Princeton CATS

Hey Kryzak...

Just took GMAT PREP(2).. got a 730... Q(47) V(44).... Had some really difficult SC missed 4/16 on this one well 3 really the last 1 I had to choose as I was running out of time... I owe you one for that RC tip.... i have been able to finish my tests since u gave that to me...

wow, great job tlntd! Congrats! I'll let you know how I do tomorrow.

I also just took a Power Prep test today, got a 730 (45/45). This was significantly higher than the GMAT Prep I took 2 weeks ago (700 - 38/49) But I have studied alot of math in the past 2 weeks. Does anyone have an idea how the Power Prep compares to GMAT Prep? I have 3 weeks till test day, and want to save my last GMATPrep until one week before.

I would like to post attachments for some problems I was working on can anyone tell me why I am not allowed to ?

There are 8 magazines lying on a table; 4 are fashion magazines and the other 4 are sports magazines. If 3 magazines are to be selected at random from the 8 magazines, what is the probability that at least one of the fashion magazines will be selected ?

A)1/2

B) 2/3

C) 32/35

D) 11/12

E)13/14


I know its combinations but i cant seem to get the answer

You might want to post this question in the math section. But here's how I'd solve it -
In this case I think it's easier to solve for the probability that none of the magazines selected will be fashion, then subtract that number from 1. If there are 8 magazines, 4 of each, the probability that the first magazine selected is sports is 4/8, or 1/2. That leaves 7 magazines to choose from, 3 of which are sports. So the probability that the second one chosen is sports is 3/7. That leaves 6 with 2 sports, so the third probability is 2/6, or 1/3. Multiply those together: 1/2x3/7x1/3, for a total probability of getting all sports magazines = 1/14. So the opposite probability, i.e. that at least one of the magazines is fashion, = 1 - 1/14, or 13/14.

Clear as mud?

I was thinking along these lines...

Prob= (#comb satisfactory/total # of combinations)


so out of 8 magazines we choose 3 so we have 56 possible combinations of magazines. then I was trying to figure out the numerator ... I understand how u are solving it but it feels like a combination question...

Probability and combinations are really two different animals, with different formulas, etc. The biggest difference is that with a probability problem, the answer is going to be less than 1, whereas with a combinations problem you are multiplying. The formula you are using for probability is confusing because you are using the word "combinations" where it should be "events".

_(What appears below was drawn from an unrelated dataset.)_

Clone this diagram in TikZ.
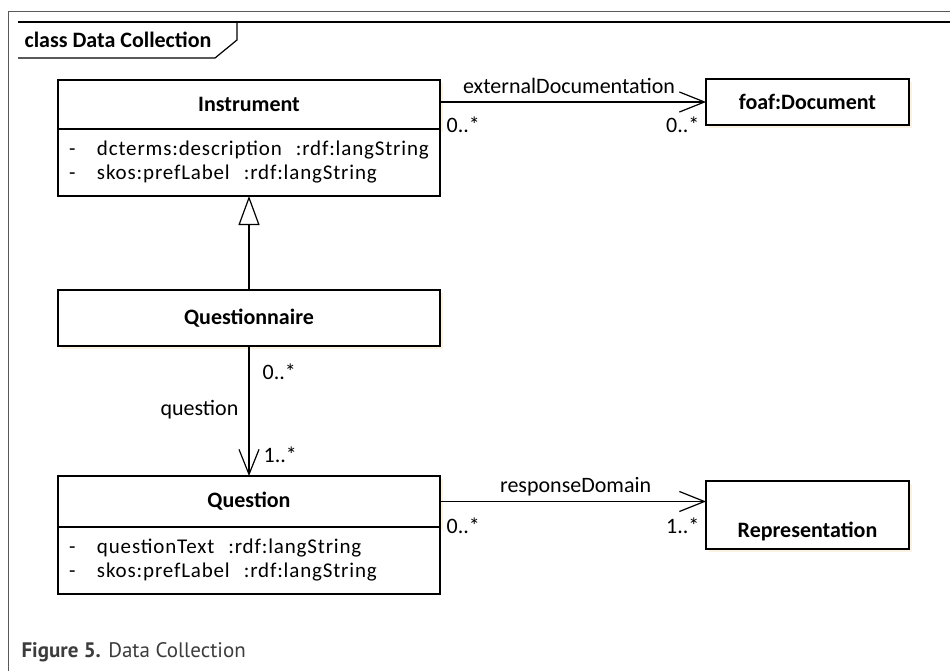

If you wanted to know how many different arrangements of the three magazines you chose there could be, that would be a combinations problem (8C3). But the question didn't ask that, it asked the probability of one of the magazines being a fashion magazine. This seems like an area where the GMAT might try to trip us up!

Robin,

Here is how its done using combinations

There are 8C3=56 ways to choose 3 magazines. Within these 56 ways, there are 4C3=4 ways to chose the sports only. So, the probability that we select no fashion magazines is 4/56. Thus, the probability that at least one fashion magazine is chosen is 1-(4/56)=52/56=13/14.

That's what I love about this forum - I learn something new every day! Thanks.